3 drawbacks of the FMEA
- Potential lack of focus. Given the fact the tool can be limitless, it could take you down rabbit holes and make the team lose focus on what they should be targeting.
- Can involve too much work. Given the limitless nature, it can sometimes be off putting for some to complete an FMEA. If they know they may need to identify 5 potential root causes for 20 steps, plus controls and solutions, it could seem quite daunting.
- Focus on the singular element. Sometimes, this means we focus completely on the root cause and controls for that singular element, not taking into account the wider process it sits within.

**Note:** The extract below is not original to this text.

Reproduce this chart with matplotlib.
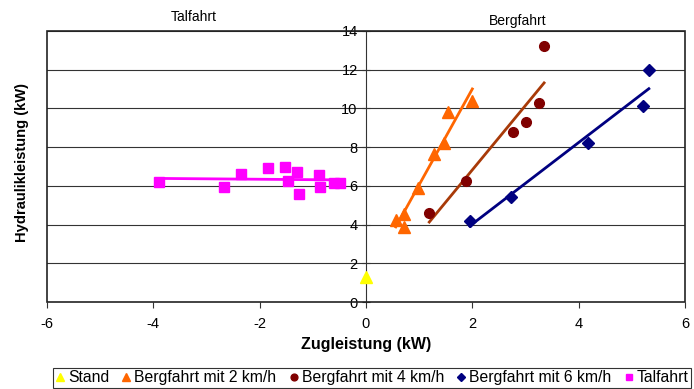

The FMEA was first deployed in the 1940s by the US military, and has now been more widely deployed in Services companies, Manufacturing, Production and Construction. It can be deployed for projects large and small, to root cause and reduce errors, improve processes and identify controls. It can be used reactively or proactively, can be kept as a LIVE document as a control measure or used project by project, focusing its use. Whichever industry you are in, and however you decide to use the FMEA it is clear – the tool is highly effective at root causing failures, identifying impacts and deploying controls.